The study, published in Human Resource Management Journal, examined how 238 HR professionals made hiring decisions under varying levels of complexity. In complex scenarios, disabled candidates were selected 34 percent of the time-well below a neutral benchmark of 50 percent. When inclusion-focused AI guided evaluators to focus on job-relevant competencies and fairness considerations, selection rates for disabled candidates rose substantially, sometimes nearly doubling.
Why Bias Strengthens Under Pressure
Disability discrimination persists in hiring despite growing awareness of diversity initiatives. The research points to a specific mechanism: when hiring decisions become cognitively demanding, people rely more heavily on mental shortcuts and stereotypes rather than objective data.
In simpler hiring decisions, managers tend to focus on concrete skills and qualifications. As complexity increases, the human brain defaults to "safe" assumptions. That cognitive load is where bias takes hold.
How Inclusion-Focused AI Works Differently
The distinction matters. Not all AI reduces bias equally. Standard AI tools that prioritize speed or technical screening don't address the underlying problem-they can actually reinforce it.
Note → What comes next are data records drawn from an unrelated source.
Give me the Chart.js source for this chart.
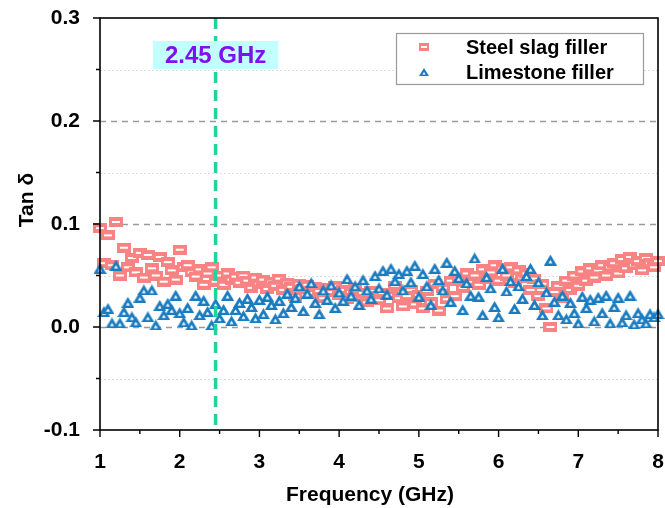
<!DOCTYPE html>
<html>
<head>
<meta charset="utf-8">
<script src="https://cdn.jsdelivr.net/npm/chart.js@4"></script>
<style>
  html, body { margin: 0; padding: 0; background: #fff; }
  #chart { display: block; }
</style>
</head>
<body>
<canvas id="chart" width="665" height="508"></canvas>
<script>
// Tan delta vs frequency - steel slag vs limestone filler

const freq = [
    1.00, 1.05, 1.10, 1.15, 1.20, 1.25, 1.30, 1.35, 1.40, 1.45,
    1.50, 1.55, 1.60, 1.65, 1.70, 1.75, 1.80, 1.85, 1.90, 1.95,
    2.00, 2.05, 2.10, 2.15, 2.20, 2.25, 2.30, 2.35, 2.40, 2.45,
    2.50, 2.55, 2.60, 2.65, 2.70, 2.75, 2.80, 2.85, 2.90, 2.95,
    3.00, 3.05, 3.10, 3.15, 3.20, 3.25, 3.30, 3.35, 3.40, 3.45,
    3.50, 3.55, 3.60, 3.65, 3.70, 3.75, 3.80, 3.85, 3.90, 3.95,
    4.00, 4.05, 4.10, 4.15, 4.20, 4.25, 4.30, 4.35, 4.40, 4.45,
    4.50, 4.55, 4.60, 4.65, 4.70, 4.75, 4.80, 4.85, 4.90, 4.95,
    5.00, 5.05, 5.10, 5.15, 5.20, 5.25, 5.30, 5.35, 5.40, 5.45,
    5.50, 5.55, 5.60, 5.65, 5.70, 5.75, 5.80, 5.85, 5.90, 5.95,
    6.00, 6.05, 6.10, 6.15, 6.20, 6.25, 6.30, 6.35, 6.40, 6.45,
    6.50, 6.55, 6.60, 6.65, 6.70, 6.75, 6.80, 6.85, 6.90, 6.95,
    7.00, 7.05, 7.10, 7.15, 7.20, 7.25, 7.30, 7.35, 7.40, 7.45,
    7.50, 7.55, 7.60, 7.65, 7.70, 7.75, 7.80, 7.85, 7.90, 7.95,
    8.00
];

const steelSlag = [
    0.096, 0.062, 0.089, 0.060, 0.102, 0.050, 0.077, 0.058, 0.067, 0.053,
    0.072, 0.048, 0.070, 0.057, 0.050, 0.068, 0.044, 0.063, 0.055, 0.046,
    0.075, 0.058, 0.060, 0.053, 0.049, 0.056, 0.041, 0.052, 0.058, 0.044,
    0.050, 0.041, 0.052, 0.046, 0.049, 0.043, 0.050, 0.045, 0.038, 0.048,
    0.042, 0.046, 0.037, 0.044, 0.040, 0.047, 0.036, 0.043, 0.039, 0.030,
    0.042, 0.037, 0.041, 0.033, 0.039, 0.035, 0.028, 0.038, 0.034, 0.040,
    0.031, 0.036, 0.027, 0.034, 0.038, 0.029, 0.033, 0.024, 0.035, 0.030,
    0.026, 0.033, 0.018, 0.031, 0.040, 0.028, 0.020, 0.030, 0.036, 0.022,
    0.031, 0.018, 0.035, 0.024, 0.042, 0.016, 0.038, 0.027, 0.045, 0.030,
    0.047, 0.038, 0.052, 0.044, 0.050, 0.041, 0.056, 0.047, 0.053, 0.060,
    0.045, 0.057, 0.050, 0.058, 0.043, 0.055, 0.048, 0.052, 0.036, 0.047,
    0.030, 0.042, 0.018, 0.000, 0.034, 0.040, 0.028, 0.045, 0.036, 0.050,
    0.040, 0.054, 0.045, 0.057, 0.048, 0.055, 0.060, 0.050, 0.058, 0.062,
    0.052, 0.066, 0.057, 0.068, 0.060, 0.064, 0.055, 0.067, 0.062, 0.058,
    0.064
];

const limestone = [
    0.057, 0.015, 0.018, 0.004, 0.060, 0.004, 0.015, 0.024, 0.010, 0.005,
    0.029, 0.036, 0.010, 0.036, 0.002, 0.021, 0.012, 0.023, 0.017, 0.031,
    0.014, 0.005, 0.019, 0.002, 0.031, 0.012, 0.026, 0.015, 0.002, 0.023,
    0.009, 0.017, 0.031, 0.006, 0.017, 0.024, 0.011, 0.028, 0.020, 0.009,
    0.027, 0.013, 0.030, 0.022, 0.008, 0.026, 0.014, 0.033, 0.020, 0.029,
    0.040, 0.016, 0.033, 0.043, 0.024, 0.013, 0.036, 0.027, 0.041, 0.019,
    0.034, 0.026, 0.047, 0.031, 0.040, 0.022, 0.046, 0.036, 0.028, 0.050,
    0.038, 0.055, 0.032, 0.057, 0.045, 0.052, 0.036, 0.055, 0.044, 0.060,
    0.030, 0.052, 0.040, 0.022, 0.057, 0.046, 0.036, 0.063, 0.025, 0.055,
    0.048, 0.017, 0.043, 0.031, 0.067, 0.030, 0.012, 0.049, 0.038, 0.020,
    0.010, 0.057, 0.035, 0.045, 0.018, 0.040, 0.028, 0.050, 0.057, 0.022,
    0.044, 0.012, 0.034, 0.065, 0.025, 0.012, 0.031, 0.008, 0.024, 0.014,
    0.004, 0.030, 0.019, 0.027, 0.006, 0.029, 0.014, 0.031, 0.004, 0.020,
    0.029, 0.005, 0.012, 0.031, 0.003, 0.014, 0.008, 0.004, 0.013, 0.010,
    0.013
];

const xTicks = [1, 2, 3, 4, 5, 6, 7, 8];
const xMinorTicks = [1.5, 2.5, 3.5, 4.5, 5.5, 6.5, 7.5];
const yTicks = [-0.1, 0.0, 0.1, 0.2, 0.3];
const yMinorTicks = [-0.05, 0.05, 0.15, 0.25];
const markerFreq = 2.45;
const markerLabel = '2.45 GHz';

const FONT = "'Liberation Sans', Arial, sans-serif";
const pink = '#f98282';
const blue = '#1a7cc0';

// marker images: thick hollow rect and triangle
function rectMarker(w, h, bx, by) {
    const c = document.createElement('canvas');
    c.width = w; c.height = h;
    const g = c.getContext('2d');
    g.fillStyle = pink;
    g.fillRect(0, 0, w, h);
    g.fillStyle = '#fff';
    g.fillRect(bx, by, w - 2 * bx, h - 2 * by);
    return c;
}

function triMarker(w, h, hole) {
    const c = document.createElement('canvas');
    c.width = w; c.height = h;
    const g = c.getContext('2d');
    g.fillStyle = blue;
    g.beginPath();
    g.moveTo(w / 2, 0); g.lineTo(w, h); g.lineTo(0, h); g.closePath();
    g.fill();
    g.fillStyle = '#fff';
    g.beginPath();
    g.moveTo(w / 2, h * 0.5); g.lineTo(w / 2 + hole, h * 0.8); g.lineTo(w / 2 - hole, h * 0.8); g.closePath();
    g.fill();
    return c;
}

const squareImg = rectMarker(14, 10, 3, 4);
const triImg = triMarker(13, 11, 2);
const squareLegend = rectMarker(10, 8, 2, 3);
const triLegend = triMarker(10, 8, 1.6);

const decor = {
    id: 'decor',
    beforeDatasetsDraw(chart) {
        const { ctx, chartArea: a, scales: { y } } = chart;
        ctx.save();
        // minor grid
        ctx.strokeStyle = '#dddddd';
        ctx.lineWidth = 1;
        ctx.setLineDash([2, 2]);
        yMinorTicks.forEach(v => {
            const py = Math.round(y.getPixelForValue(v)) + 0.5;
            ctx.beginPath(); ctx.moveTo(a.left, py); ctx.lineTo(a.right, py); ctx.stroke();
        });
        // major grid
        ctx.strokeStyle = '#9a9a9a';
        ctx.lineWidth = 1.3;
        ctx.setLineDash([6, 5]);
        yTicks.filter(v => v > -0.1 && v < 0.3).forEach(v => {
            const py = Math.round(y.getPixelForValue(v)) + 0.5;
            ctx.beginPath(); ctx.moveTo(a.left, py); ctx.lineTo(a.right, py); ctx.stroke();
        });
        ctx.restore();
    },
    afterDatasetsDraw(chart) {
        const { ctx, chartArea: a, scales: { x } } = chart;
        const px = x.getPixelForValue(markerFreq);
        ctx.save();
        ctx.strokeStyle = '#1dd49c';
        ctx.lineWidth = 3.5;
        ctx.setLineDash([11, 7]);
        ctx.beginPath(); ctx.moveTo(px, a.top); ctx.lineTo(px, a.bottom); ctx.stroke();
        ctx.restore();
    },
    afterDraw(chart) {
        const { ctx, chartArea: a, scales: { x, y } } = chart;
        ctx.save();
        // frame
        ctx.strokeStyle = '#000';
        ctx.lineWidth = 1.6;
        ctx.setLineDash([]);
        ctx.strokeRect(a.left, a.top, a.right - a.left, a.bottom - a.top);
        // tick marks
        ctx.lineWidth = 1.4;
        ctx.beginPath();
        xTicks.forEach(v => { const px = x.getPixelForValue(v); ctx.moveTo(px, a.bottom); ctx.lineTo(px, a.bottom + 7); });
        xMinorTicks.forEach(v => { const px = x.getPixelForValue(v); ctx.moveTo(px, a.bottom); ctx.lineTo(px, a.bottom + 4); });
        yTicks.forEach(v => { const py = y.getPixelForValue(v); ctx.moveTo(a.left, py); ctx.lineTo(a.left - 7, py); });
        yMinorTicks.forEach(v => { const py = y.getPixelForValue(v); ctx.moveTo(a.left, py); ctx.lineTo(a.left - 4, py); });
        ctx.stroke();

        // marker label box
        const px = x.getPixelForValue(markerFreq);
        ctx.font = 'bold 24px ' + FONT;
        const tw = ctx.measureText(markerLabel).width;
        ctx.fillStyle = '#c2ffff';
        ctx.fillRect(px - tw / 2 - 12, 41, tw + 24, 28);
        ctx.fillStyle = '#7f10f0';
        ctx.textAlign = 'center';
        ctx.textBaseline = 'middle';
        ctx.fillText(markerLabel, px, 56);

        // legend
        ctx.fillStyle = '#fff';
        ctx.fillRect(396, 33, 247, 51);
        ctx.strokeStyle = '#9a9a9a';
        ctx.lineWidth = 1.2;
        ctx.strokeRect(396.5, 33.5, 247, 51);
        ctx.font = 'bold 20px ' + FONT;
        ctx.textAlign = 'left';
        ctx.fillStyle = '#000';
        [[squareLegend, 'Steel slag filler'], [triLegend, 'Limestone filler']].forEach(([img, label], i) => {
            const ly = 47 + i * 25;
            ctx.drawImage(img, 424 - img.width / 2, ly - img.height / 2);
            ctx.fillText(label, 466, ly + 1);
        });

        // axis titles
        ctx.font = 'bold 21px ' + FONT;
        ctx.textAlign = 'center';
        ctx.fillText('Frequency (GHz)', 370, 495);
        ctx.translate(27, 200);
        ctx.rotate(-Math.PI / 2);
        ctx.fillText('Tan δ', 0, 0);
        ctx.restore();
    }
};

new Chart(document.getElementById('chart'), {
    type: 'scatter',
    data: {
        datasets: [
            {
                label: 'Limestone filler',
                data: freq.map((f, i) => ({ x: f, y: limestone[i] })),
                pointStyle: triImg,
                pointRadius: 6,
                borderColor: blue,
                backgroundColor: '#fff',
                order: 0,
                clip: false
            },
            {
                label: 'Steel slag filler',
                data: freq.map((f, i) => ({ x: f, y: steelSlag[i] })),
                pointStyle: squareImg,
                pointRadius: 6,
                borderColor: pink,
                backgroundColor: '#fff',
                order: 1,
                clip: false
            }
        ]
    },
    options: {
        responsive: false,
        animation: false,
        layout: { padding: { top: 18, right: 7, left: 0, bottom: 0 } },
        plugins: {
            legend: { display: false },
            tooltip: { enabled: false }
        },
        scales: {
            x: {
                type: 'linear',
                min: 1,
                max: 8,
                afterBuildTicks: s => { s.ticks = xTicks.map(v => ({ value: v })); },
                afterFit: s => { s.height = 78; s.paddingLeft = 0; s.paddingRight = 0; },
                grid: { display: false },
                border: { display: false },
                ticks: {
                    color: '#000',
                    padding: 12,
                    font: { family: FONT, size: 21, weight: 'bold' },
                    maxRotation: 0
                }
            },
            y: {
                min: -0.1,
                max: 0.3,
                afterBuildTicks: s => { s.ticks = yTicks.map(v => ({ value: v })); },
                afterFit: s => { s.width = 100; s.paddingTop = 0; s.paddingBottom = 0; },
                grid: { display: false },
                border: { display: false },
                ticks: {
                    color: '#000',
                    padding: 12,
                    font: { family: FONT, size: 21, weight: 'bold' },
                    callback: v => v.toFixed(1)
                }
            }
        }
    },
    plugins: [decor]
});
</script>
</body>
</html>
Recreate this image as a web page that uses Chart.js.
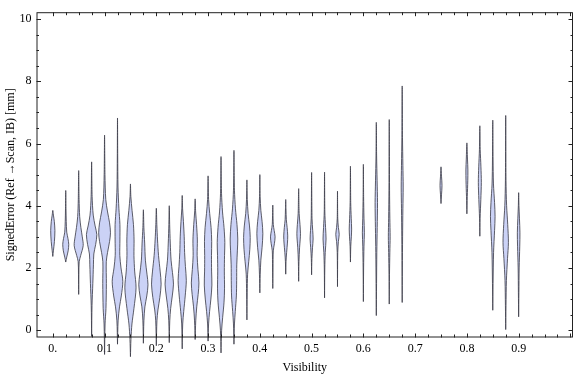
<!DOCTYPE html>
<html>
<head>
<meta charset="utf-8">
<script src="https://cdn.jsdelivr.net/npm/chart.js@4.4.0/dist/chart.umd.min.js"></script>
<style>
  body { margin: 0; background: #fff; }
</style>
</head>
<body>
<canvas id="violinChart" width="576" height="377"></canvas>
<script>
// visibility bins (x position of each violin)
var positions = [0, 0.025, 0.05, 0.075, 0.1, 0.125, 0.15, 0.175, 0.2, 0.225, 0.25, 0.275,
  0.3, 0.325, 0.35, 0.375, 0.4, 0.425, 0.45, 0.475, 0.5, 0.525, 0.55, 0.575,
  0.6, 0.625, 0.65, 0.675, 0.75, 0.8, 0.825, 0.85, 0.875, 0.9];

// smallest / largest signed error in each bin [mm]
var mins = [2.37, 2.19, 1.15, -0.2, -0.78, -0.45, -0.85, -0.42, -0.5, -0.4, -0.6, -0.3,
  -0.35, -0.73, -0.45, 0.33, 1.2, 1.34, 1.8, 1.57, 1.78, 1.04, 1.4, 2.19,
  0.92, 0.47, 0.84, 0.89, 4.07, 3.74, 3.02, 0.64, 0.02, 0.43];
var maxs = [3.85, 4.49, 5.13, 5.41, 6.27, 6.82, 4.7, 3.87, 3.92, 4.0, 4.33, 4.22,
  4.96, 5.58, 5.78, 4.83, 5.0, 4.02, 4.2, 4.55, 5.07, 5.08, 4.47, 5.27,
  5.33, 6.68, 6.77, 7.85, 5.25, 6.02, 6.57, 6.75, 6.9, 4.42];

// density profile of each bin: [error, relative width]
var profiles = [
  [[2.55,0.6],[2.85,1.6],[3.2,2.1],[3.5,1.5],[3.7,0.6]],
  [[2.35,1.0],[2.55,2.4],[2.76,3.0],[2.95,2.2],[3.15,1.0],[3.5,0.5],[3.9,0.25]],
  [[1.8,0.2],[2.2,0.5],[2.4,2.0],[2.72,4.5],[3.0,3.6],[3.3,2.2],[3.65,1.0],[4.2,0.4]],
  [[0.8,0.4],[1.5,1.2],[2.1,1.8],[2.45,2.2],[2.75,4.0],[3.07,5.2],[3.35,3.5],[3.7,1.6],[4.3,0.5]],
  [[0.2,0.5],[0.7,1.4],[1.5,1.8],[2.2,1.7],[2.5,3.0],[2.85,5.0],[3.13,5.9],[3.45,5.0],[3.8,3.0],[4.2,1.2],[5.0,0.4]],
  [[0.3,0.6],[0.75,2.0],[1.1,3.8],[1.57,5.3],[2.0,3.5],[2.4,2.3],[2.9,2.4],[3.4,2.4],[3.9,1.4],[4.6,0.5],[5.6,0.2]],
  [[-0.3,0.5],[0.2,1.5],[0.7,3.5],[1.36,5.6],[1.9,4.2],[2.4,3.5],[2.9,3.6],[3.4,3.0],[3.85,1.6],[4.3,0.4]],
  [[0.3,0.5],[0.75,1.5],[1.1,3.4],[1.46,4.6],[1.8,3.6],[2.25,2.0],[2.8,1.3],[3.3,0.5]],
  [[0.3,0.6],[0.65,1.6],[1.05,3.5],[1.48,4.8],[1.9,3.8],[2.4,2.2],[2.9,1.2],[3.4,0.5]],
  [[0.3,0.5],[0.7,1.4],[1.1,3.0],[1.48,4.2],[1.85,3.2],[2.25,1.8],[2.8,1.0],[3.4,0.4]],
  [[0.2,0.5],[0.6,1.5],[1.1,3.0],[1.6,4.1],[2.05,3.2],[2.5,2.4],[3.0,2.0],[3.5,1.2],[3.9,0.4]],
  [[0.3,0.6],[0.75,1.6],[1.15,3.0],[1.52,3.8],[1.95,2.8],[2.4,2.0],[2.9,2.2],[3.4,1.4],[3.8,0.5]],
  [[0.2,0.5],[0.6,1.5],[1.0,2.8],[1.45,3.8],[1.9,3.5],[2.4,3.4],[2.85,3.6],[3.3,3.0],[3.75,1.6],[4.2,0.5]],
  [[0.0,0.6],[0.4,1.6],[0.9,3.0],[1.35,3.5],[1.9,3.3],[2.4,3.5],[2.82,3.8],[3.3,3.0],[3.8,1.5],[4.4,0.5]],
  [[0.2,0.5],[0.6,1.3],[1.1,2.4],[1.6,2.7],[2.1,2.8],[2.55,3.4],[2.93,3.8],[3.4,3.0],[3.9,1.5],[4.5,0.5]],
  [[1.2,0.3],[1.8,0.7],[2.2,1.8],[2.6,2.9],[2.98,3.3],[3.35,2.6],[3.75,1.2],[4.2,0.4]],
  [[1.8,0.4],[2.25,1.0],[2.65,2.2],[3.1,3.0],[3.5,2.2],[3.85,1.0],[4.3,0.3]],
  [[2.0,0.25],[2.55,0.5],[2.78,1.6],[3.0,2.3],[3.2,1.4],[3.4,0.5]],
  [[2.2,0.3],[2.5,0.9],[2.8,1.7],[3.03,2.0],[3.3,1.4],[3.55,0.6],[3.9,0.25]],
  [[2.2,0.3],[2.65,0.9],[2.9,1.5],[3.1,1.8],[3.4,1.3],[3.75,0.5]],
  [[2.3,0.3],[2.65,0.9],[2.93,1.5],[3.2,1.1],[3.6,0.4]],
  [[2.0,0.25],[2.5,0.7],[2.93,1.5],[3.3,1.0],[3.8,0.3]],
  [[2.5,0.25],[2.85,0.9],[3.08,1.7],[3.3,0.9],[3.6,0.25]],
  [[2.7,0.35],[3.0,0.9],[3.25,1.2],[3.6,0.8],[4.1,0.3]],
  [[2.0,0.25],[2.7,0.6],[3.13,1.0],[3.6,0.6],[4.3,0.25]],
  [[1.5,0.25],[2.5,0.5],[3.3,0.9],[4.1,1.2],[4.8,0.8],[5.6,0.3]],
  [[1.8,0.25],[2.5,0.6],[3.0,0.9],[3.6,0.6],[4.5,0.3],[5.5,0.2]],
  [[2.0,0.2],[3.0,0.4],[3.9,0.7],[4.6,1.0],[5.3,0.7],[6.2,0.3]],
  [[4.35,0.5],[4.65,1.0],[4.95,0.5]],
  [[4.3,0.4],[4.8,0.9],[5.15,1.0],[5.5,0.6]],
  [[3.6,0.3],[4.2,1.0],[4.75,1.5],[5.25,1.1],[5.8,0.4]],
  [[1.5,0.3],[2.5,0.8],[3.2,1.8],[3.65,2.3],[4.1,1.8],[4.7,0.7],[5.5,0.3]],
  [[0.8,0.3],[1.6,0.7],[2.3,1.8],[2.82,2.7],[3.4,2.0],[4.0,0.9],[4.8,0.3]],
  [[1.2,0.25],[2.0,0.5],[2.7,1.1],[3.13,1.3],[3.6,0.8],[4.0,0.3]]
];

// tick labels
var xTickValues = [0, 0.1, 0.2, 0.3, 0.4, 0.5, 0.6, 0.7, 0.8, 0.9];
var xTickLabels = ['0.', '0.1', '0.2', '0.3', '0.4', '0.5', '0.6', '0.7', '0.8', '0.9'];
var yTickValues = [0, 2, 4, 6, 8, 10];

var widthUnit = 1 / 517;   // relative width -> x units
var fillColor = 'rgb(203,210,246)';
var edgeColor = 'rgba(60,60,72,0.82)';
var fontFamily = '"Liberation Serif", "DejaVu Serif", serif';

// outline of one violin: up the right side, down the left side
function violinPoints(i) {
  var x = positions[i];
  var prof = profiles[i];
  var pts = [{x: x, y: mins[i]}];
  prof.forEach(function (p) { pts.push({x: x + p[1] * widthUnit, y: p[0]}); });
  pts.push({x: x, y: maxs[i]});
  prof.slice().reverse().forEach(function (p) { pts.push({x: x - p[1] * widthUnit, y: p[0]}); });
  pts.push({x: x, y: mins[i]});
  return pts;
}

var datasets = positions.map(function (p, i) {
  return {
    data: violinPoints(i),
    showLine: true,
    fill: 'shape',
    backgroundColor: fillColor,
    borderColor: edgeColor,
    borderWidth: 1,
    pointRadius: 0,
    tension: 0.3,
    clip: false
  };
});

// frame with inward ticks (Mathematica style)
var framePlugin = {
  id: 'frame',
  afterDatasetsDraw: function (chart) {
    var c = chart.ctx, a = chart.chartArea;
    var xs = chart.scales.x, ys = chart.scales.y;
    c.save();
    c.strokeStyle = '#222';
    c.lineWidth = 1;
    c.strokeRect(a.left + 0.5, a.top + 0.5, a.right - a.left - 1, a.bottom - a.top - 1);
    c.beginPath();
    for (var k = 0; k <= 40; k++) {
      var v = k * 0.025;
      var px = Math.round(xs.getPixelForValue(v)) + 0.5;
      var len = (k % 4 === 0) ? 4 : 3;
      c.moveTo(px, a.bottom); c.lineTo(px, a.bottom - len);
      c.moveTo(px, a.top); c.lineTo(px, a.top + len);
    }
    for (var j = 0; j <= 20; j++) {
      var vy = j * 0.5;
      var py = Math.round(ys.getPixelForValue(vy)) + 0.5;
      var ly = (j % 4 === 0) ? 4.5 : 2.5;
      c.moveTo(a.left, py); c.lineTo(a.left + ly, py);
      c.moveTo(a.right, py); c.lineTo(a.right - ly, py);
    }
    c.stroke();
    c.restore();
  }
};

new Chart(document.getElementById('violinChart'), {
  type: 'scatter',
  data: { datasets: datasets },
  plugins: [framePlugin],
  options: {
    responsive: false,
    animation: false,
    layout: { padding: { top: 4, right: 3, left: 0, bottom: 0 } },
    elements: { line: { capBezierPoints: false } },
    plugins: { legend: { display: false }, tooltip: { enabled: false } },
    scales: {
      x: {
        type: 'linear',
        min: -0.0315,
        max: 1.005,
        grid: { display: false, drawTicks: false },
        border: { display: false },
        afterBuildTicks: function (s) { s.ticks = xTickValues.map(function (v) { return {value: v}; }); },
        afterFit: function (s) { s.height = 39.5; },
        ticks: {
          color: '#000',
          padding: 4,
          font: { family: fontFamily, size: 12 },
          maxRotation: 0,
          callback: function (v, idx) { return xTickLabels[idx]; }
        },
        title: {
          display: true,
          text: 'Visibility',
          color: '#000',
          padding: { top: 0, bottom: 2 },
          font: { family: fontFamily, size: 12 }
        }
      },
      y: {
        min: -0.235,
        max: 10.22,
        grid: { display: false, drawTicks: false },
        border: { display: false },
        afterBuildTicks: function (s) { s.ticks = yTickValues.map(function (v) { return {value: v}; }); },
        afterFit: function (s) { s.width = 36.5; },
        ticks: {
          color: '#000',
          padding: 5,
          font: { family: fontFamily, size: 12 }
        },
        title: {
          display: true,
          text: 'SignedError (Ref \u2192Scan, IB) [mm]',
          color: '#000',
          padding: { top: 4, bottom: 0 },
          font: { family: fontFamily, size: 12 }
        }
      }
    }
  }
});
</script>
</body>
</html>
Inclusion-focused generative AI operates differently. Rather than simply filtering resumes, it actively guides decision-makers. It prompts evaluators to examine specific skills and evidence, shifts attention away from abstract assumptions, and keeps focus on individual merit.
The approach draws on Construal Level Theory, which explains how psychological distance shapes decision-making. By prompting concrete details instead of broad generalizations, inclusion-focused AI reduces that distance and interrupts the pattern that allows stereotypes to dominate.
The Calibration Challenge
The research identified one risk: in some scenarios, inclusion-focused AI appeared to overcorrect, producing selection rates for disabled candidates above neutral benchmarks. This raises the possibility of inverted bias, where efforts to reduce discrimination swing too far in the other direction.
This doesn't eliminate the benefits, but it underscores the need for careful implementation.
To genuinely improve fairness, AI tools should:
- Prompt evaluators to focus on job-relevant competencies
- Embed diversity and inclusion principles into decision workflows
- Make reasoning transparent and auditable
- Support rather than replace human judgment
Building Fairness Infrastructure
The most effective approach treats AI as one component of a broader fairness system. Structured interviews, standardized criteria, and accountability processes work alongside AI to support human judgment rather than remove it.
For HR professionals implementing AI-driven recruitment, the takeaway is straightforward: the tool matters less than its design. AI built to guide decision-making toward fairness produces different results than AI built for efficiency alone.